_SHORT EXERCISE:_ Write out, word for word, the stretch of lines beginning at the one with "Emit a Python" and ending at the one with "import matplotlib.pyplot as plt", omitting the images.

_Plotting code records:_

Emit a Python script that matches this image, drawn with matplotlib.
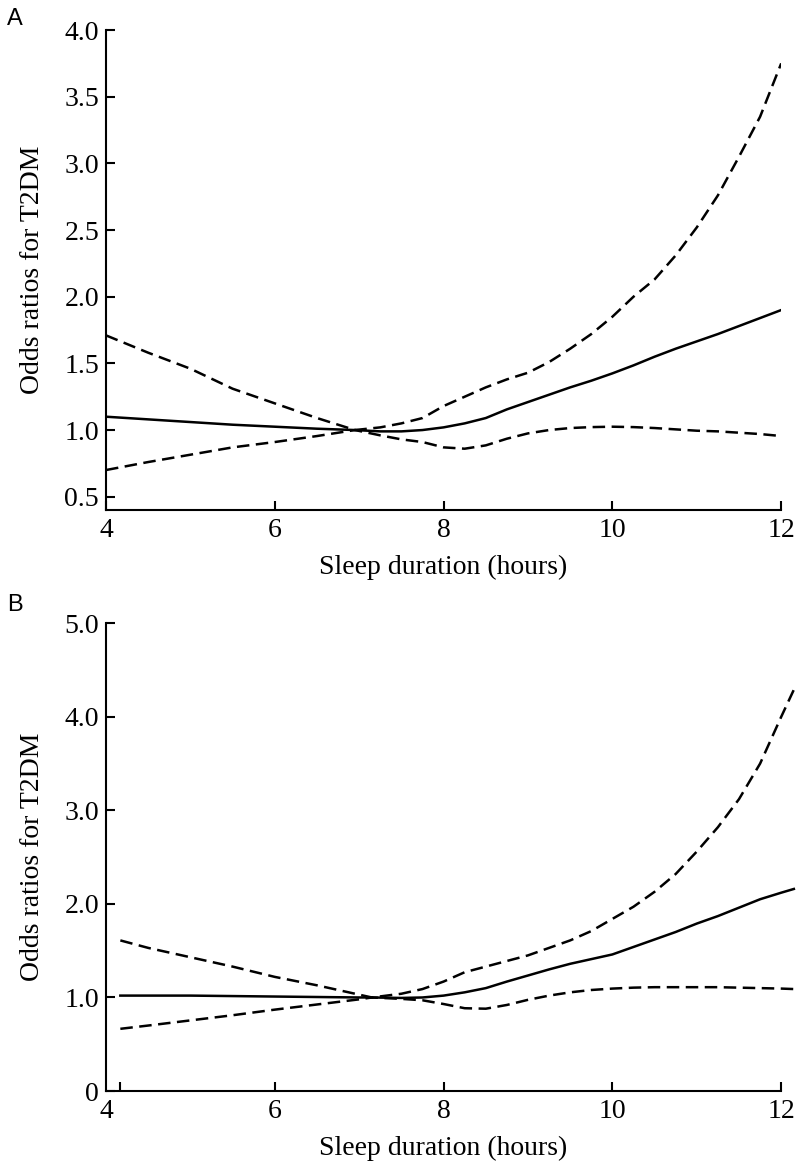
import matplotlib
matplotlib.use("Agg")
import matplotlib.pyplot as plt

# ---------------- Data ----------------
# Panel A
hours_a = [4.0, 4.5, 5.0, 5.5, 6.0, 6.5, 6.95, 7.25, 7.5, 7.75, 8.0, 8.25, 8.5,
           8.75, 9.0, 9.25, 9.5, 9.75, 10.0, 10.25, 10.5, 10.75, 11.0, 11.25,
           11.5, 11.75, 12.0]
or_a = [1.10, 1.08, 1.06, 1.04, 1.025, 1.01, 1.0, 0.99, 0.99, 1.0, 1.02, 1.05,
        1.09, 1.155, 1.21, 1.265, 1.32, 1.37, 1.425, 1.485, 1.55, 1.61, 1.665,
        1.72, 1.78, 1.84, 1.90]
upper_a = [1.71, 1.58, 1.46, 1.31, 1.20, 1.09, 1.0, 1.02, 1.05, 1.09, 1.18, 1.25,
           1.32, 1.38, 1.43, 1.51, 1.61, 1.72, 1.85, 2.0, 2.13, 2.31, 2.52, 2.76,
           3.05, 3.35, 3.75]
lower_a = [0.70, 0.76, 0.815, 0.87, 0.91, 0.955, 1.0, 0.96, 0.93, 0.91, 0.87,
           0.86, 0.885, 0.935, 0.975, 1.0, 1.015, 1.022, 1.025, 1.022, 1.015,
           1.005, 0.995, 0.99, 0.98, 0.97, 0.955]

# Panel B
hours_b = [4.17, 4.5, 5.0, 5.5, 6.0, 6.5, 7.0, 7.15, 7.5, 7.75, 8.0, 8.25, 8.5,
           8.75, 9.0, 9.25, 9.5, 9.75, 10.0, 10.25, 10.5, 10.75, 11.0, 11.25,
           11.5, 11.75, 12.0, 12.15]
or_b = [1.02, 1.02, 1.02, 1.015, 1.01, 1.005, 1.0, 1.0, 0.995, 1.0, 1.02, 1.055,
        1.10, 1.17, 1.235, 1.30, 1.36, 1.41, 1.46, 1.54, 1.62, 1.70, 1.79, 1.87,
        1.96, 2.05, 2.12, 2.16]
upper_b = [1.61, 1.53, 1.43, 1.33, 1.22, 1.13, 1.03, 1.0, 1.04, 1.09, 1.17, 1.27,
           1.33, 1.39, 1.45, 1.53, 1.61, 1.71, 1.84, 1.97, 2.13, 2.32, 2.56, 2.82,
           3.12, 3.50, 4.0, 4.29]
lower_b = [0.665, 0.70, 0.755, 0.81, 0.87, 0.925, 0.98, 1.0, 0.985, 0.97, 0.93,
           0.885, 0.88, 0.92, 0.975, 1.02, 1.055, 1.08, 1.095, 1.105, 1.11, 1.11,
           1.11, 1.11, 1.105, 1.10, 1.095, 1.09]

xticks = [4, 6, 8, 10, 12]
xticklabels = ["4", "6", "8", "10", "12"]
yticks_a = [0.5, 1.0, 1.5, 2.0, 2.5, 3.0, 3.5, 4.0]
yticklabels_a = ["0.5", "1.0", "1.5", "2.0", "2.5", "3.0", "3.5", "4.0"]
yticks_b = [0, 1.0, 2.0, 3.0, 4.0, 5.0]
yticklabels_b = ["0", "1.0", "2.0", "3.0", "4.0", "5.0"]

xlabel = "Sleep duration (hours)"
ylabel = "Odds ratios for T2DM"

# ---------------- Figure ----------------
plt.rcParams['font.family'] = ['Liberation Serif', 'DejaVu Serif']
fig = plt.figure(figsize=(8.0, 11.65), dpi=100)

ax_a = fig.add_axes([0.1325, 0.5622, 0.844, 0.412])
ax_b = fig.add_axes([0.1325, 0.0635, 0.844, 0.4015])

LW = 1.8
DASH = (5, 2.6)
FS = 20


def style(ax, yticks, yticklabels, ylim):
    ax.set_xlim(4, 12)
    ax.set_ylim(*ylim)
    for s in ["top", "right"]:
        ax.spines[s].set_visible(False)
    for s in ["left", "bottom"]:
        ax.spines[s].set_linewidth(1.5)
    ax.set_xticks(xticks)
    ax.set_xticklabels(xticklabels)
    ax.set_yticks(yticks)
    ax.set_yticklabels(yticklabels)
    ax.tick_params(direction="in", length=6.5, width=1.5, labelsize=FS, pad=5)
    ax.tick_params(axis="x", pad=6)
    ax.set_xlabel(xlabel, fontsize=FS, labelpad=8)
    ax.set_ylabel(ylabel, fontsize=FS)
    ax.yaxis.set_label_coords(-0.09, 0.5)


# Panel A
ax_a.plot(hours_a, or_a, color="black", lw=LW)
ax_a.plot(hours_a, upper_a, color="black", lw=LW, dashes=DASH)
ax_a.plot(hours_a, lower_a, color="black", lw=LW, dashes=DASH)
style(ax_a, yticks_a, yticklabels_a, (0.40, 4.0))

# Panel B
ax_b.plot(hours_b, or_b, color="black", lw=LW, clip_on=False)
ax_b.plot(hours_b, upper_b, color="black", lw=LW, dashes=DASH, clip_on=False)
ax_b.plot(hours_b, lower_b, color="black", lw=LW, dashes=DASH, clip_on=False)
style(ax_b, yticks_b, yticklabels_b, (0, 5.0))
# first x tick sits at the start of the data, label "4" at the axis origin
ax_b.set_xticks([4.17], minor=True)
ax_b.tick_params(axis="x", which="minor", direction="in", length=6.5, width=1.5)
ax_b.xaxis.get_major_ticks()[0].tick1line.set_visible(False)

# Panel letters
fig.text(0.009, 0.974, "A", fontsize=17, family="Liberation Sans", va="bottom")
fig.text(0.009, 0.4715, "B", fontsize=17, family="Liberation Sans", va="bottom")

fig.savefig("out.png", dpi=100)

...

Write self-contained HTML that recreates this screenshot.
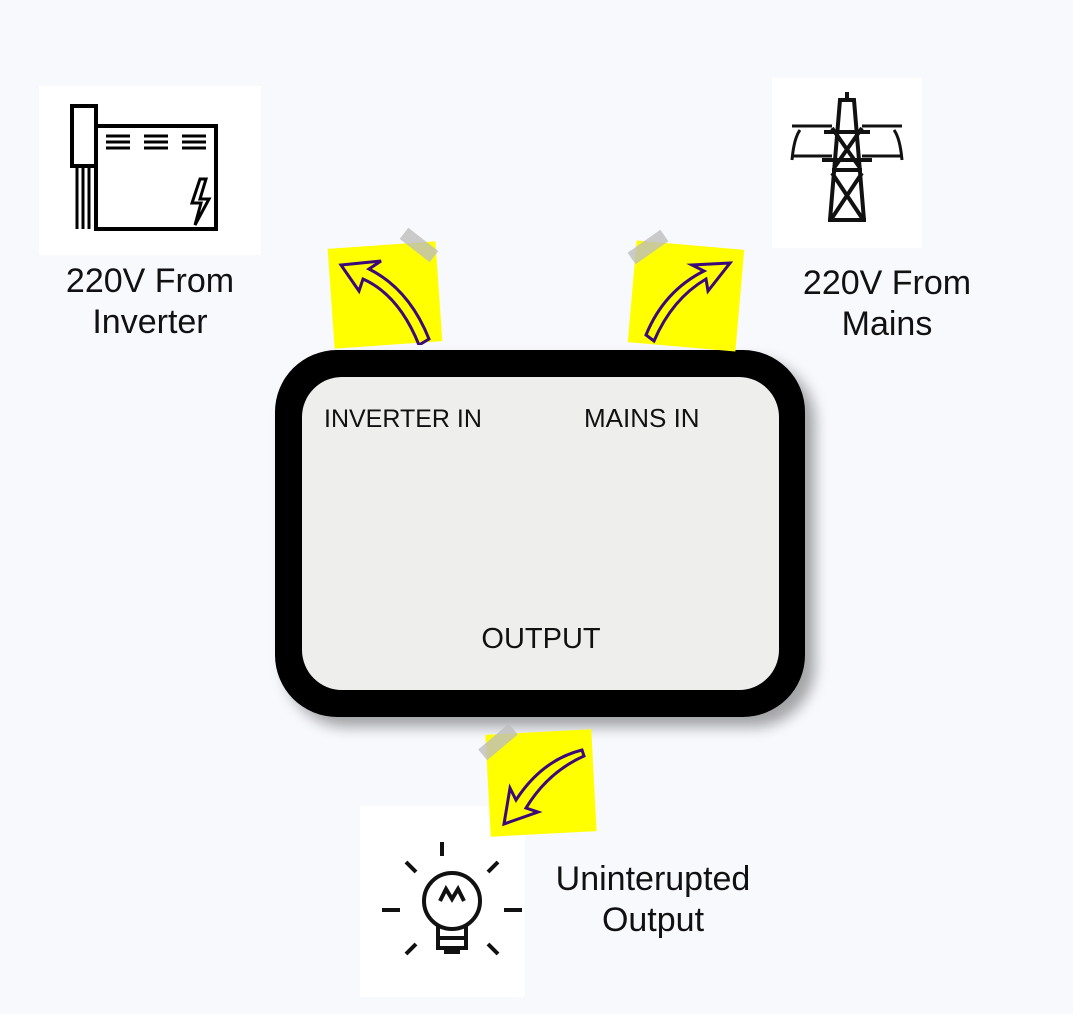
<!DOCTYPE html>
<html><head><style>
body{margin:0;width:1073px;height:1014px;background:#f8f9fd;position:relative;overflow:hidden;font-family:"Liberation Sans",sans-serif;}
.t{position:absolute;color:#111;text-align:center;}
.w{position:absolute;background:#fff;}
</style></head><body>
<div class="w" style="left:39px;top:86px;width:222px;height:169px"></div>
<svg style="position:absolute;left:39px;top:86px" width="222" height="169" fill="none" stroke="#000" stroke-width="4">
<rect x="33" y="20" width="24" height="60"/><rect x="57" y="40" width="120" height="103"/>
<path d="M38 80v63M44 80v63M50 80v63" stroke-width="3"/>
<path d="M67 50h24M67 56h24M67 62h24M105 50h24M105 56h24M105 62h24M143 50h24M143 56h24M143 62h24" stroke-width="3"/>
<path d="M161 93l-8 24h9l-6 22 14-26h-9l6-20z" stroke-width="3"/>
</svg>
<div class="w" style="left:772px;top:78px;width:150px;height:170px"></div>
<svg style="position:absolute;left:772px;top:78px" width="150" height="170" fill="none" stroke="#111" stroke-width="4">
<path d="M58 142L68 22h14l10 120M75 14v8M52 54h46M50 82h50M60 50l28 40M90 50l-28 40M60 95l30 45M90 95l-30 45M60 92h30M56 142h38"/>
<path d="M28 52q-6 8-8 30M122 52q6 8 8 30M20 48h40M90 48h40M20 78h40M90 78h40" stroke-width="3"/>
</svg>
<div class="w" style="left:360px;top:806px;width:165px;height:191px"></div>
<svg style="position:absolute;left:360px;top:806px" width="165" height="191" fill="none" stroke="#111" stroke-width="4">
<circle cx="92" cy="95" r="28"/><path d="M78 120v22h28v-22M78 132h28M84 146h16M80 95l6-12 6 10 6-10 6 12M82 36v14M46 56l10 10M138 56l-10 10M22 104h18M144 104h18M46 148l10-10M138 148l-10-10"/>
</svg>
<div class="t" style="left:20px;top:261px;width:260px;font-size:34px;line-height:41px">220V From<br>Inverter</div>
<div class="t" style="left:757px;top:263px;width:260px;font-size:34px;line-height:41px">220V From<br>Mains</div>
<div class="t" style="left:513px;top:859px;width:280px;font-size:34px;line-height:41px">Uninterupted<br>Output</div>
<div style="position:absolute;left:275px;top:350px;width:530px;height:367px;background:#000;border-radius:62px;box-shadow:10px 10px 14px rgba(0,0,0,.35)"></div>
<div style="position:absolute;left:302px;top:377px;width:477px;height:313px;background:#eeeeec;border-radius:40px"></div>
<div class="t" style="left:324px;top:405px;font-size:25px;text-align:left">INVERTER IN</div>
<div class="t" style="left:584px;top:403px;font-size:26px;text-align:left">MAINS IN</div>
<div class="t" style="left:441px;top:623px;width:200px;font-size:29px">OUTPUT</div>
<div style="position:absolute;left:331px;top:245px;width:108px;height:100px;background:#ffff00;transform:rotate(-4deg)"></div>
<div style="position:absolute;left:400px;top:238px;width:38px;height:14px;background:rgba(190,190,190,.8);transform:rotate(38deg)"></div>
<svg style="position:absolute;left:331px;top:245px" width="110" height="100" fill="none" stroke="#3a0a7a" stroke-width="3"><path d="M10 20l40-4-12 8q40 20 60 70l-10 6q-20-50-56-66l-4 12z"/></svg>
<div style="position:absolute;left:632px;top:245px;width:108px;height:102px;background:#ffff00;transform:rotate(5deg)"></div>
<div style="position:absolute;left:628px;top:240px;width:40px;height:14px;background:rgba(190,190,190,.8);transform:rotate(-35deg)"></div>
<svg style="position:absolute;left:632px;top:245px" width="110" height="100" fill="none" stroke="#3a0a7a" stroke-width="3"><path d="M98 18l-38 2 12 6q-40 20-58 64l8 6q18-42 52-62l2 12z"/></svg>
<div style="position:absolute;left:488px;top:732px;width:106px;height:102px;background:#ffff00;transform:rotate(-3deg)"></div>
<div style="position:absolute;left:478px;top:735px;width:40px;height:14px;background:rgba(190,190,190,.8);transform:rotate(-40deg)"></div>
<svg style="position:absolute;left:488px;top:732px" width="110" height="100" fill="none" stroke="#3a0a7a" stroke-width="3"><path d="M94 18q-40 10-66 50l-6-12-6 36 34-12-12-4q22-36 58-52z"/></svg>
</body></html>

_REPLY:_
Emit a Python script that matches this image, drawn with matplotlib.
import matplotlib
matplotlib.use("Agg")
import matplotlib.pyplot as plt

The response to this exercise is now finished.